Cosa Nostra vista dal basso. Con gli occhi un picciotto qualsiasi, un ragazzo della Vucciria o della Kalsa che non ha quasi conosciuto suo padre, ucciso in galera nel corso di una rivolta, e che ha trovato un modello, forse un secondo padre, nel boss del quartiere. Il dolce e l’amaro, secondo titolo italiano del concorso di Venezia 64, con Luigi Lo Cascio, Donatella Finocchiaro, Fabrizio Gifuni, Renato Carpentieri, Vincenzo Amato è una storia palermitana, ambientata negli anni ’80, una storia di crimine e d’amore respinto, perché il protagonista è innamorato da sempre di una maestra elementare ma lei non vuol saperne di sposare un delinquente.
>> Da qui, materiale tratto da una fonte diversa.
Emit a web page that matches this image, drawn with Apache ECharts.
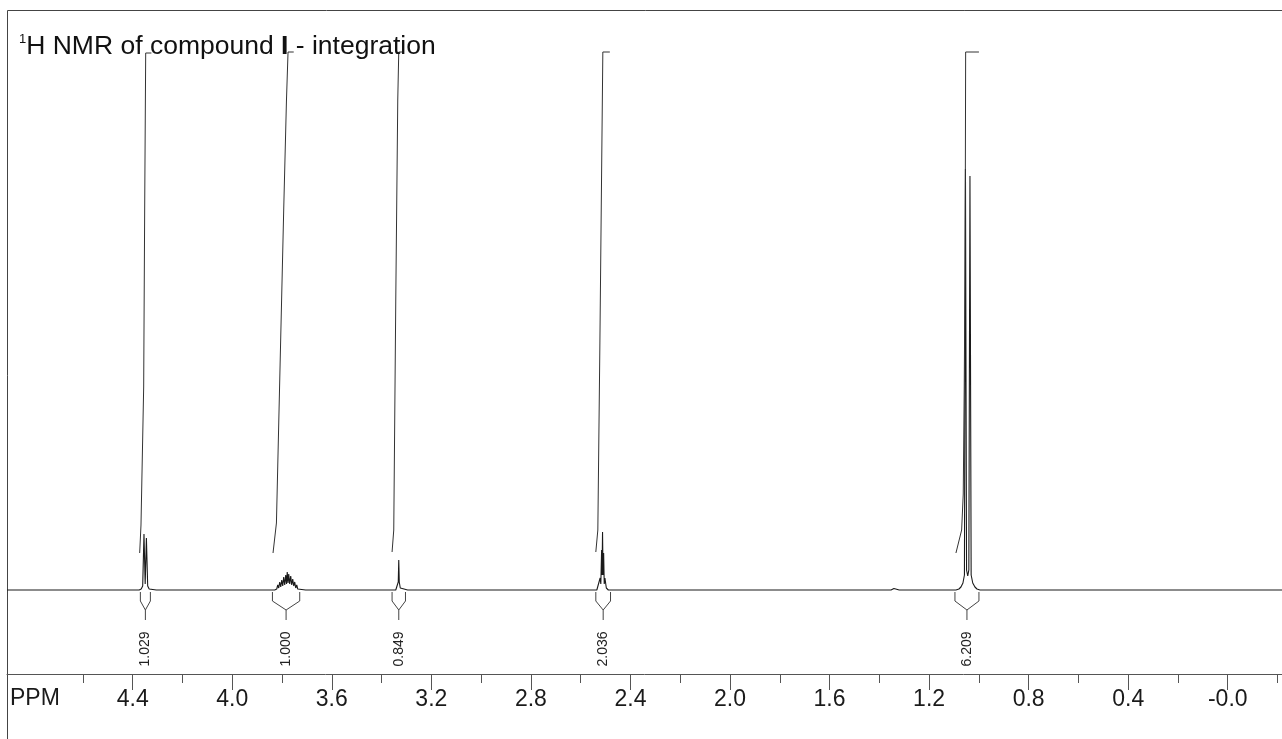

Applaudito dal pubblico della Mostra, anche se ha lasciato molti critici perplessi perché è sembrato poco adatto al concorso, è un film onesto, documentato, scritto con grande attenzione ai dettagli. “Vorremmo proiettarlo anche nelle scuole perché smitizza la mafia”, dice Giampaolo Letta (Medusa) e il coproduttore Francesco Tornatore (Sciarlò) gli fa eco: “Risponde a una domanda che c’è nella coscienza degli italiani, perché cerca di raccontare i mafiosi in un altro modo, non eroico: i mafiosi non sono tutti come Don Vito Corleone”. Chiosa il regista: “Come si diceva nei film degli anni ’40, il crimine non paga”. Per Luigi Lo Cascio, il Peppino Impastato dei Cento passi, “sarebbe bello pensare che la mafia, come ogni altro fenomeno storico, possa finire, come un giorno è cominciata, che non sia un destino ineluttabile”. In sala da mercoledì 5 settembre, Il dolce e l’amaro è l’opera seconda di Andrea Porporati che con Sole negli occhi aveva raccontato un parricidio consumato quasi senza motivo e che è stato anche sceneggiatore di Gianni Amelio e della Piovra.
Porporati, perché ha scelto di descrivere i rituali di Cosa Nostra in modo minuzioso e spesso rendendoli ridicoli.
Sono rituali ormai noti, su cui molto è stato detto e scritto. A me interessava mostrarne il lato grottesco, togliere sacralità. Come avveniva in un film di Monicelli, Un borghese piccolo piccolo, per l’iniziazione alla massoneria… O come nel Mafioso di Lattuada con Alberto Sordi, che è forse il film sulla mafia a cui mi sento più vicino.
Nei film italiani qui alla Mostra si parla molto di paternità: reale o simbolica.
Non posso rispondere anche per gli altri, ma azzardo una riflessione generale. Il nostro mondo è molto cambiato, i figli sono molto più diversi dai padri di un tempo e c’è una maggiore difficoltà a trovarsi. Così questa ricerca viene fuori, magari inconsciamente.
Voleva anche raccontare una storia di formazione.
Di formazione o meglio di deformazione. Questo ragazzo vuole prendere solo il dolce della vita, come molti negli anni ’80, in quel periodo di ubriacatura collettiva che non riguarda solo la Sicilia ma l’Italia intera: in cambio della sicurezza Saro Scordia rinuncia alla sua identità. Ma poi c’è un lento erodersi delle sue certezze. Era un ragazzo e vedeva tutto come una favola, poi diventa uomo e vede le cose come stanno.
Si sente a suo agio in concorso?
Il concorso è una grande responsabilità, perché negarlo? In queste ultime settimane sono invecchiato repentinamente. Soffro ma sono anche felice.
A che punto è il cinema italiano?
Io credo che negli ultimi anni sia stato difficile capire cos’è l’Italia perché è cambiata molto e molto in fretta. Però l’Italia è l’unico paese dove trovi le foto di Totò e Alberto Sordi appese nei bar. C’è sempre stato un rapporto forte con il cinema che si è incrinato per un certo tempo. Adesso quella voglia di raccontare gli italiani a se stessi, senza avere la pretesa di sapere già chi sono e senza disprezzarli, è tornata. Vedo film interessanti: Luchetti, Sorrentino, Garrone, Vicari… Credo che il nostro primo dovere come autori sia ritrovare la dimensione del rapporto con il pubblico, un modo popolare di raccontare.